Awareness - April 11, 2023 - We Welcome

Awareness - April 11, 2023

Biden administration to pilot expedited asylum screening program at Mexico border

The program will use asylum officers to conduct credible fear screening interviews with migrants at U.S. Customs and Border Protection (CBP) facilities in anticipation of the end of Title 42. Migrants will be given access to legal service providers, however which providers they will be allowed to contact remains unclear. The program is set to begin with a small group of migrants next week. CBP policy limits detention of migrants to 72 hours and the plan is to complete the screenings within that time period. 
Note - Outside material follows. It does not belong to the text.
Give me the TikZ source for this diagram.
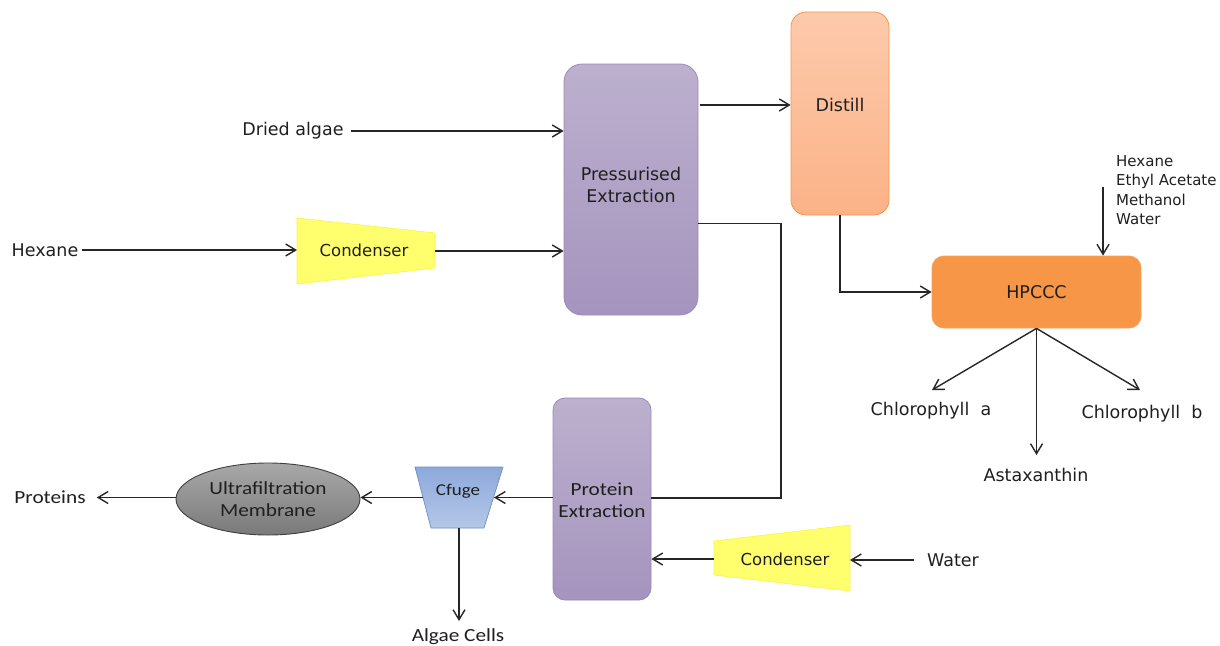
\documentclass[tikz,border=0pt]{standalone}
\usepackage{fontspec}
\setmainfont{DejaVu Sans}
\newfontfamily\calib[FakeStretch=1.15]{Carlito}
\usetikzlibrary{arrows.meta,shapes.geometric}

\definecolor{linec}{HTML}{262626}
\definecolor{purpletop}{HTML}{BCB0CE}
\definecolor{purplebot}{HTML}{A594BE}
\definecolor{purpleedge}{HTML}{9B89BC}
\definecolor{peachtop}{HTML}{FDCAAC}
\definecolor{peachbot}{HTML}{FBB287}
\definecolor{orangec}{HTML}{F79646}
\definecolor{condfill}{HTML}{FFFF6E}
\definecolor{condedge}{HTML}{F5F54A}
\definecolor{bluetop}{HTML}{8DA9DB}
\definecolor{bluebot}{HTML}{B4C7E7}
\definecolor{blueedge}{HTML}{6D8FC4}
\definecolor{greytop}{HTML}{A8A8A8}
\definecolor{greybot}{HTML}{7A7A7A}
\definecolor{greyedge}{HTML}{3F3F3F}

\begin{document}
\begin{tikzpicture}[x=1pt,y=-1pt,
  flow/.style={draw=linec, line width=1.4pt,
    -{Straight Barb[length=10pt,width=12pt,line width=1.4pt]}},
  plain/.style={draw=linec, line width=1.4pt},
  vtext/.style={font=\fontsize{17.5}{22}\selectfont, inner sep=4pt, align=center, text=black!88},
  ctext/.style={font=\calib\fontsize{18.5}{22.5}\selectfont, inner sep=4pt, align=center, text=black!88},
  purplebox/.style={draw=purpleedge, line width=0.8pt, rounded corners=18pt,
    top color=purpletop, bottom color=purplebot},
  peachbox/.style={draw=orangec, line width=0.8pt, rounded corners=15pt,
    top color=peachtop, bottom color=peachbot},
  hpbox/.style={draw=orangec!90!white, line width=0.8pt, rounded corners=12pt, fill=orangec},
  slot/.style={inner sep=0pt, outer sep=0pt, draw=none},
]
\useasboundingbox (0,0) rectangle (1220,645);

% ---- process units ----
\node[purplebox, minimum width=134pt, minimum height=251pt] (pe) at (631,189.5) {};
\node[vtext] at (631,185) {Pressurised\\Extraction};

\node[peachbox, minimum width=98pt, minimum height=203pt] (distill) at (840,113.5) {};
\node[vtext] (distlbl) at (840,105) {Distill};

\node[hpbox, minimum width=209pt, minimum height=72pt, font=\fontsize{17.5}{22}\selectfont,
  text=black!88] (hpccc) at (1036.5,292) {HPCCC};

\node[purplebox, rounded corners=12pt, minimum width=98pt, minimum height=202pt] (prot) at (602,499) {};
\node[ctext] at (602,500) {Protein\\Extraction};

\node[ellipse, draw=greyedge, line width=0.9pt, top color=greytop, bottom color=greybot,
  minimum width=184pt, minimum height=72pt, inner sep=0pt, align=center,
  font=\calib\fontsize{18.5}{22.5}\selectfont, text=black!88] (ell) at (268,499)
  {Ultrafiltration\\Membrane};

% ---- condensers and centrifuge (trapezoids) ----
\path[fill=condfill, draw=condedge, line width=0.6pt]
  (297,218) -- (435,233) -- (435,268) -- (297,284) -- cycle;
\node[slot, minimum width=138pt, minimum height=66pt] (cond1) at (366,251) {};
\node[font=\fontsize{16.5}{20}\selectfont, text=black!88] at (364,250) {Condenser};

\path[fill=condfill, draw=condedge, line width=0.6pt]
  (714,541) -- (850,525) -- (850,591) -- (714,575) -- cycle;
\node[slot, minimum width=136pt, minimum height=66pt] (cond2) at (782,559) {};
\node[font=\fontsize{16.5}{20}\selectfont, text=black!88] at (785,559) {Condenser};

\path[top color=bluetop, bottom color=bluebot, draw=blueedge, line width=0.7pt]
  (415,467) -- (503,467) -- (484,528) -- (431,528) -- cycle;
\node[slot, minimum width=88pt, minimum height=61pt] (cf) at (459,497.5) {};
\node[font=\calib\fontsize{16.5}{20}\selectfont, text=black!88] at (458,491) {Cfuge};

% ---- stream labels ----
\node[vtext] (dried) at (293,131) {Dried algae};
\node[vtext] (hex) at (45,250) {Hexane};
\node[font=\fontsize{15}{19.4}\selectfont, align=left, anchor=west, inner sep=0pt, text=black!88]
  (solv) at (1116,190) {Hexane\\Ethyl Acetate\\Methanol\\Water};
\node[vtext] (chla) at (931,411) {Chlorophyll\ \ a};
\node[vtext] (astax) at (1036,475) {Astaxanthin};
\node[vtext] (chlb) at (1142,414) {Chlorophyll\ \ b};
\node[vtext] (water) at (953,560) {Water};
\node[ctext] (proteins) at (50,497) {Proteins};
\node[ctext] (algae) at (458,637) {Algae Cells};

% ---- connector end points ----
\coordinate (sv) at (1103,187);
\coordinate (tipa) at (932,390);
\coordinate (tipx) at (1036.5,455);
\coordinate (tipb) at (1140,390);
\coordinate (tipc) at (459,621);
\coordinate (jn) at (781,498);
\coordinate (cfr) at ([xshift=-9pt]cf.east);
\coordinate (cfl) at ([xshift=8pt]cf.west);

% ---- connectors ----
\draw[flow, shorten <=3pt] (dried.east) -- (dried.east -| pe.west);
\draw[flow] (hex.east) -- (hex.east -| cond1.west);
\draw[flow] (cond1.east) -- (cond1.east -| pe.west);
\draw[flow, shorten <=2pt] (pe.east |- distlbl) -- (distill.west |- distlbl);
\draw[plain] ([yshift=-34pt]pe.east) -| (jn) -- (prot.east |- jn);
\draw[flow] (distill.south) |- (hpccc.west);
\draw[flow] (sv) -- (sv |- hpccc.north);
\draw[flow] (hpccc.south) -- (tipa);
\draw[flow] (hpccc.south) -- (tipx);
\draw[flow] (hpccc.south) -- (tipb);
\draw[flow] (prot.west |- cf) -- (cfr |- cf);
\draw[flow] (cfl |- cf) -- (ell.east |- cf);
\draw[flow, shorten >=7pt] (ell.west |- cf) -- (proteins.east |- cf);
\draw[flow] (cf.south) -- (tipc);
\draw[flow, shorten <=9pt] (water.west) -- (water.west -| cond2.east);
\draw[flow] (cond2.west) -- (cond2.west -| prot.east);
\end{tikzpicture}
\end{document}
Legal advocates are concerned about how the program will work because CBP facilities do not allow attorneys inside. “Advocates have been calling on the Border Patrol to permit in-person physical access to clients held in Border Patrol detention for decades. And the agency has always resisted this,” Aaron Reichlin-Melnick, policy director for the American Immigration Council, said. “Getting into one of those facilities is nearly impossible, even if you have a client that’s detained there. So most of this representation would almost by design have to be over the phone. And that is just far less effective, especially when we’re talking about people who often do not have a lawyer in the first place and are simply seeking to have one.”

Florida Governor DeSantis pushes toughest immigration crackdown in the US

The Florida legislature is considering legislation that would make it a felony for people to shelter, hire or transport undocumented immigrants and require hospitals to ask the immigration status of patients and report it to the state, among other measures. DeSantis has also proposed eliminating in-state college tuition for undocumented students and DACA recipients. 

Pastors and others who minister to immigrants are pushing back, stating that the proposed legislation would criminalize their work with immigrants. "We have schools, we have Sunday school, we have church vans that bring them to worship, we have soup kitchens that we sometimes drive people to who are undocumented because they need food. Sometimes we take them to their lawyer," said Gabriel Salguero, pastor of The Gathering Place in Orlando. The bills are expected to pass quickly because Republicans have a supermajority in both the state House and state Senate.